_EXERCISE AIM_
Omit every picture and return the rest of the data unaltered.

_MATERIAL PROVIDED_
•••••

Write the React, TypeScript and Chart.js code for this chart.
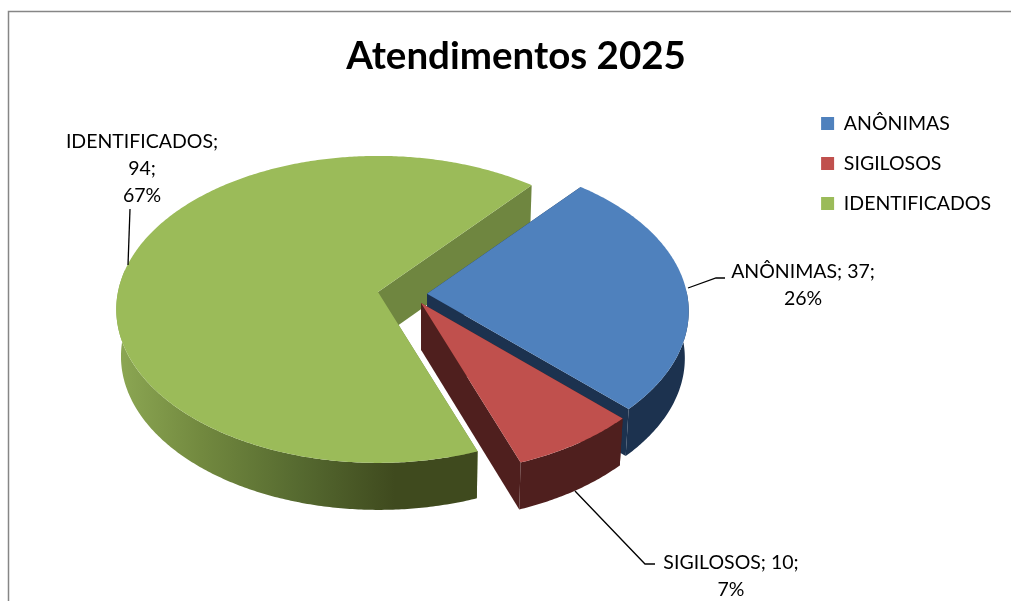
import React, { useEffect, useRef } from "react";
import { Chart, registerables } from "chart.js";

Chart.register(...registerables);

const categories = ["ANÔNIMAS", "SIGILOSOS", "IDENTIFICADOS"];
const attendances = [37, 10, 94];
const percentLabels = ["26%", "7%", "67%"];
const topColors = ["#4f81bd", "#c0504d", "#9bbb59"];
const wallColors = ["#1c324f", "#4f1f1e", "#455520"];
const faceColors = ["#1c324f", "#4f1f1e", "#6f8640"];
const titleText = "Atendimentos 2025";

// pie presentation (3D look)
const PIE_CX = 402.3;
const PIE_CY = 294.4;
const PIE_R = 260;
const SQUASH = 0.5827;
const PERSPECTIVE = 0.114;
const DEPTH = 47;
const VANISH_X = 430;
const DEPTH_SHRINK = 0.985;
const EXPLODE = 99;
const NUDGES = [[0, 0], [5.2, -3.6], [0, 0]];
const DRAW_ORDER = [2, 0, 1];
const FONT = "Lato";

const labelLines = [
  [`${categories[0]}; ${attendances[0]};`, percentLabels[0]],
  [`${categories[1]}; ${attendances[1]};`, percentLabels[1]],
  [`${categories[2]};`, `${attendances[2]};`, percentLabels[2]],
];
const labelAnchors = [[803, 272], [731, 563], [142, 142]];
const LINE_HEIGHT = 27;
const leaders = [
  [[688, 288], [716, 278], [725, 278]],
  [[575, 491], [645, 564], [655, 564]],
  [[128, 265], [130, 209]],
];

type Pt = [number, number];

const pie3d = {
  id: "pie3d",
  beforeDraw(chart: any) {
    const { ctx, width, height } = chart;
    ctx.save();
    ctx.fillStyle = "#ffffff";
    ctx.fillRect(0, 0, width, height);
    ctx.strokeStyle = "#868686";
    ctx.lineWidth = 1.5;
    ctx.beginPath();
    ctx.moveTo(8.5, height);
    ctx.lineTo(8.5, 11.5);
    ctx.lineTo(width, 11.5);
    ctx.stroke();
    ctx.restore();
  },
  beforeDatasetsDraw(chart: any) {
    const { ctx } = chart;
    const arcs = chart.getDatasetMeta(0).data;
    const toScreen = (ox: number, oy: number, t: number, scale = 1): Pt => {
      const u = Math.cos(t) * scale;
      const v = Math.sin(t) * scale;
      const d = 1 - PERSPECTIVE * v;
      return [ox + (PIE_R * u) / d, oy + (PIE_R * SQUASH * v) / d];
    };
    const lower = (p: Pt): Pt => [VANISH_X + (p[0] - VANISH_X) * DEPTH_SHRINK, p[1] + DEPTH];
    const fillPoly = (pts: Pt[], fill: any) => {
      ctx.fillStyle = fill;
      ctx.beginPath();
      pts.forEach((p, i) => (i ? ctx.lineTo(p[0], p[1]) : ctx.moveTo(p[0], p[1])));
      ctx.closePath();
      ctx.fill();
    };
    const greenWall = ctx.createLinearGradient(118, 0, 395, 0);
    greenWall.addColorStop(0, "#8ca753");
    greenWall.addColorStop(0.3, "#72893f");
    greenWall.addColorStop(0.65, "#566a30");
    greenWall.addColorStop(1, "#3f4a1e");

    DRAW_ORDER.forEach((i) => {
      const arc = arcs[i];
      const a0 = arc.startAngle;
      const a1 = arc.endAngle;
      const mid = (a0 + a1) / 2;
      const off = (arc.options.offset || 0) / 4 / PIE_R;
      const du = Math.cos(mid) * off;
      const dv = Math.sin(mid) * off;
      const dd = 1 - PERSPECTIVE * dv;
      const apex: Pt = [
        PIE_CX + (PIE_R * du) / dd + NUDGES[i][0],
        PIE_CY + (PIE_R * SQUASH * dv) / dd + NUDGES[i][1],
      ];
      const rim = (from: number, to: number) => {
        const pts: Pt[] = [];
        const n = Math.max(2, Math.ceil(Math.abs(to - from) / 0.01));
        for (let k = 0; k <= n; k++) pts.push(toScreen(apex[0], apex[1], from + ((to - from) * k) / n));
        return pts;
      };
      // cut faces
      [a0, a1].forEach((a) => {
        const p = toScreen(apex[0], apex[1], a);
        fillPoly([apex, p, lower(p), lower(apex)], faceColors[i]);
      });
      // outer wall, front half only
      const lo = Math.max(a0, -0.02);
      const hi = Math.min(a1, Math.PI + 0.15);
      if (hi > lo) {
        const top = rim(lo, hi);
        const bottom = top.map(lower).reverse();
        fillPoly([...top, ...bottom], i === 2 ? greenWall : wallColors[i]);
      }
      // top surface
      fillPoly([apex, ...rim(a0, a1)], arc.options.backgroundColor);
    });
    return false;
  },
  afterDraw(chart: any) {
    const { ctx } = chart;
    ctx.save();
    ctx.strokeStyle = "#000000";
    ctx.lineWidth = 1.3;
    leaders.forEach((path) => {
      ctx.beginPath();
      path.forEach((p, i) => (i ? ctx.lineTo(p[0], p[1]) : ctx.moveTo(p[0], p[1])));
      ctx.stroke();
    });
    ctx.fillStyle = "#000000";
    ctx.font = `19.5px ${FONT}`;
    ctx.textAlign = "center";
    ctx.textBaseline = "middle";
    labelLines.forEach((lines, i) => {
      lines.forEach((line, j) => ctx.fillText(line, labelAnchors[i][0], labelAnchors[i][1] + j * LINE_HEIGHT));
    });
    ctx.restore();
  },
};

export default function App() {
  const ref = useRef<HTMLCanvasElement>(null);
  useEffect(() => {
    document.body.style.margin = "0";
    const chart = new Chart(ref.current as HTMLCanvasElement, {
      type: "pie",
      data: {
        labels: categories,
        datasets: [
          {
            data: attendances,
            backgroundColor: topColors,
            borderWidth: 0,
            offset: EXPLODE,
            radius: PIE_R,
            rotation: 40,
            clip: false,
          } as any,
        ],
      },
      options: {
        responsive: false,
        animation: false,
        devicePixelRatio: 1,
        layout: { padding: { left: 31, right: 10, top: 33, bottom: 0 } },
        plugins: {
          tooltip: { enabled: false },
          title: {
            display: true,
            text: titleText,
            color: "#000000",
            font: { family: FONT, size: 38.5, weight: "bold" },
            padding: { top: 0, bottom: 14 },
          },
          legend: {
            position: "right",
            align: "start",
            fullSize: false,
            labels: {
              boxWidth: 13,
              boxHeight: 13,
              padding: 20.5,
              color: "#000000",
              font: { family: FONT, size: 19.5 },
            },
          },
        },
      } as any,
      plugins: [pie3d],
    });
    return () => chart.destroy();
  }, []);
  return (
    <canvas
      ref={ref}
      width={1011}
      height={601}
      style={{ display: "block", position: "fixed", left: 0, top: 0 }}
    />
  );
}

•••••

_EXERCISE RESULT_
Write the React, TypeScript and Chart.js code for this chart.
import React, { useEffect, useRef } from "react";
import { Chart, registerables } from "chart.js";

Chart.register(...registerables);

const categories = ["ANÔNIMAS", "SIGILOSOS", "IDENTIFICADOS"];
const attendances = [37, 10, 94];
const percentLabels = ["26%", "7%", "67%"];
const topColors = ["#4f81bd", "#c0504d", "#9bbb59"];
const wallColors = ["#1c324f", "#4f1f1e", "#455520"];
const faceColors = ["#1c324f", "#4f1f1e", "#6f8640"];
const titleText = "Atendimentos 2025";

// pie presentation (3D look)
const PIE_CX = 402.3;
const PIE_CY = 294.4;
const PIE_R = 260;
const SQUASH = 0.5827;
const PERSPECTIVE = 0.114;
const DEPTH = 47;
const VANISH_X = 430;
const DEPTH_SHRINK = 0.985;
const EXPLODE = 99;
const NUDGES = [[0, 0], [5.2, -3.6], [0, 0]];
const DRAW_ORDER = [2, 0, 1];
const FONT = "Lato";

const labelLines = [
  [`${categories[0]}; ${attendances[0]};`, percentLabels[0]],
  [`${categories[1]}; ${attendances[1]};`, percentLabels[1]],
  [`${categories[2]};`, `${attendances[2]};`, percentLabels[2]],
];
const labelAnchors = [[803, 272], [731, 563], [142, 142]];
const LINE_HEIGHT = 27;
const leaders = [
  [[688, 288], [716, 278], [725, 278]],
  [[575, 491], [645, 564], [655, 564]],
  [[128, 265], [130, 209]],
];

type Pt = [number, number];

const pie3d = {
  id: "pie3d",
  beforeDraw(chart: any) {
    const { ctx, width, height } = chart;
    ctx.save();
    ctx.fillStyle = "#ffffff";
    ctx.fillRect(0, 0, width, height);
    ctx.strokeStyle = "#868686";
    ctx.lineWidth = 1.5;
    ctx.beginPath();
    ctx.moveTo(8.5, height);
    ctx.lineTo(8.5, 11.5);
    ctx.lineTo(width, 11.5);
    ctx.stroke();
    ctx.restore();
  },
  beforeDatasetsDraw(chart: any) {
    const { ctx } = chart;
    const arcs = chart.getDatasetMeta(0).data;
    const toScreen = (ox: number, oy: number, t: number, scale = 1): Pt => {
      const u = Math.cos(t) * scale;
      const v = Math.sin(t) * scale;
      const d = 1 - PERSPECTIVE * v;
      return [ox + (PIE_R * u) / d, oy + (PIE_R * SQUASH * v) / d];
    };
    const lower = (p: Pt): Pt => [VANISH_X + (p[0] - VANISH_X) * DEPTH_SHRINK, p[1] + DEPTH];
    const fillPoly = (pts: Pt[], fill: any) => {
      ctx.fillStyle = fill;
      ctx.beginPath();
      pts.forEach((p, i) => (i ? ctx.lineTo(p[0], p[1]) : ctx.moveTo(p[0], p[1])));
      ctx.closePath();
      ctx.fill();
    };
    const greenWall = ctx.createLinearGradient(118, 0, 395, 0);
    greenWall.addColorStop(0, "#8ca753");
    greenWall.addColorStop(0.3, "#72893f");
    greenWall.addColorStop(0.65, "#566a30");
    greenWall.addColorStop(1, "#3f4a1e");

    DRAW_ORDER.forEach((i) => {
      const arc = arcs[i];
      const a0 = arc.startAngle;
      const a1 = arc.endAngle;
      const mid = (a0 + a1) / 2;
      const off = (arc.options.offset || 0) / 4 / PIE_R;
      const du = Math.cos(mid) * off;
      const dv = Math.sin(mid) * off;
      const dd = 1 - PERSPECTIVE * dv;
      const apex: Pt = [
        PIE_CX + (PIE_R * du) / dd + NUDGES[i][0],
        PIE_CY + (PIE_R * SQUASH * dv) / dd + NUDGES[i][1],
      ];
      const rim = (from: number, to: number) => {
        const pts: Pt[] = [];
        const n = Math.max(2, Math.ceil(Math.abs(to - from) / 0.01));
        for (let k = 0; k <= n; k++) pts.push(toScreen(apex[0], apex[1], from + ((to - from) * k) / n));
        return pts;
      };
      // cut faces
      [a0, a1].forEach((a) => {
        const p = toScreen(apex[0], apex[1], a);
        fillPoly([apex, p, lower(p), lower(apex)], faceColors[i]);
      });
      // outer wall, front half only
      const lo = Math.max(a0, -0.02);
      const hi = Math.min(a1, Math.PI + 0.15);
      if (hi > lo) {
        const top = rim(lo, hi);
        const bottom = top.map(lower).reverse();
        fillPoly([...top, ...bottom], i === 2 ? greenWall : wallColors[i]);
      }
      // top surface
      fillPoly([apex, ...rim(a0, a1)], arc.options.backgroundColor);
    });
    return false;
  },
  afterDraw(chart: any) {
    const { ctx } = chart;
    ctx.save();
    ctx.strokeStyle = "#000000";
    ctx.lineWidth = 1.3;
    leaders.forEach((path) => {
      ctx.beginPath();
      path.forEach((p, i) => (i ? ctx.lineTo(p[0], p[1]) : ctx.moveTo(p[0], p[1])));
      ctx.stroke();
    });
    ctx.fillStyle = "#000000";
    ctx.font = `19.5px ${FONT}`;
    ctx.textAlign = "center";
    ctx.textBaseline = "middle";
    labelLines.forEach((lines, i) => {
      lines.forEach((line, j) => ctx.fillText(line, labelAnchors[i][0], labelAnchors[i][1] + j * LINE_HEIGHT));
    });
    ctx.restore();
  },
};

export default function App() {
  const ref = useRef<HTMLCanvasElement>(null);
  useEffect(() => {
    document.body.style.margin = "0";
    const chart = new Chart(ref.current as HTMLCanvasElement, {
      type: "pie",
      data: {
        labels: categories,
        datasets: [
          {
            data: attendances,
            backgroundColor: topColors,
            borderWidth: 0,
            offset: EXPLODE,
            radius: PIE_R,
            rotation: 40,
            clip: false,
          } as any,
        ],
      },
      options: {
        responsive: false,
        animation: false,
        devicePixelRatio: 1,
        layout: { padding: { left: 31, right: 10, top: 33, bottom: 0 } },
        plugins: {
          tooltip: { enabled: false },
          title: {
            display: true,
            text: titleText,
            color: "#000000",
            font: { family: FONT, size: 38.5, weight: "bold" },
            padding: { top: 0, bottom: 14 },
          },
          legend: {
            position: "right",
            align: "start",
            fullSize: false,
            labels: {
              boxWidth: 13,
              boxHeight: 13,
              padding: 20.5,
              color: "#000000",
              font: { family: FONT, size: 19.5 },
            },
          },
        },
      } as any,
      plugins: [pie3d],
    });
    return () => chart.destroy();
  }, []);
  return (
    <canvas
      ref={ref}
      width={1011}
      height={601}
      style={{ display: "block", position: "fixed", left: 0, top: 0 }}
    />
  );
}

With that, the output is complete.